The judge’s ruling states that because Morgan was found guilty Feb. 28 and “after overdosing, being taken to the hospital and refusing medical treatment, the defendant was released from the hospital and booked into the (county jail) on March 7, 2024,” only eight days passed.

That means Morgan “was not unavailable” to discuss the filing of a motion for a new trial on time, the judge ruled.

“Additionally, the defendant did not sign an affidavit nor was he present to witness the allegations made in the motion and therefore his availability is moot,” the ruling states.

Furthermore, the judge found that it is not possible that the jurors were subject to “misdirection,” as alleged in the motion because “since the jurors asked, in writing, numerous questions and at times wanted clarification,” the ruling states.

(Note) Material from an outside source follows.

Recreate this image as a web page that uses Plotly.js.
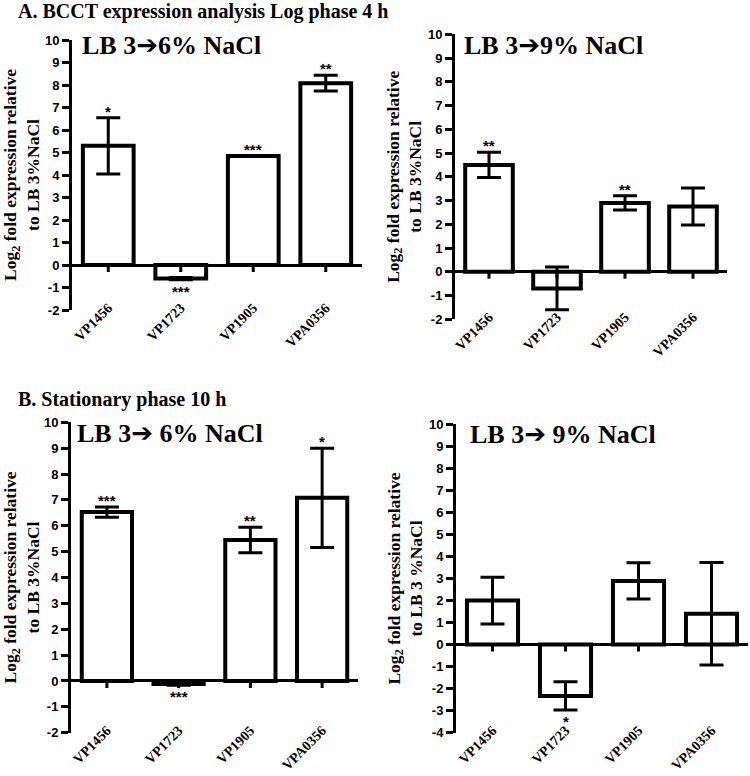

“The jurors each had their own copy of the jury charge which contained the legal definition of self-defense,” the judge noted. And the affidavits of the two jurors attached to the motion “are juror testimony, which is prohibited by Evidence Rule 66,” the judge’s ruling stated.

The prosecution filing also argued that Morgan could not benefit from a delay in requesting a new trial when the delay was “self-inflicted.” “In other words, but for the defendant illegally conveying drugs into the courthouse and taking them while in custody upon his conviction for murder, he would not have been in a coma.”

Finally, the prosecution filing stated that “There is no logic in defendant’s argument that he needed to be consulted with by his counsel prior to the motion being filed. Defendant cannot and did not add anything to the motion. Rather, the motion is entirely based on the defense counsel’s conversations with the jurors after the verdict.

“Consultation with defendant was not a prerequisite to filing the motion as any defendant would want a new trial if they could get one after they were convicted of any offense, especially murder,” the filing states.

Morgan, 47, of Campbell, is scheduled for sentencing at 10:30 a.m. today before Judge Maureen Sweeney. It is not known whether the motion will postpone the sentencing.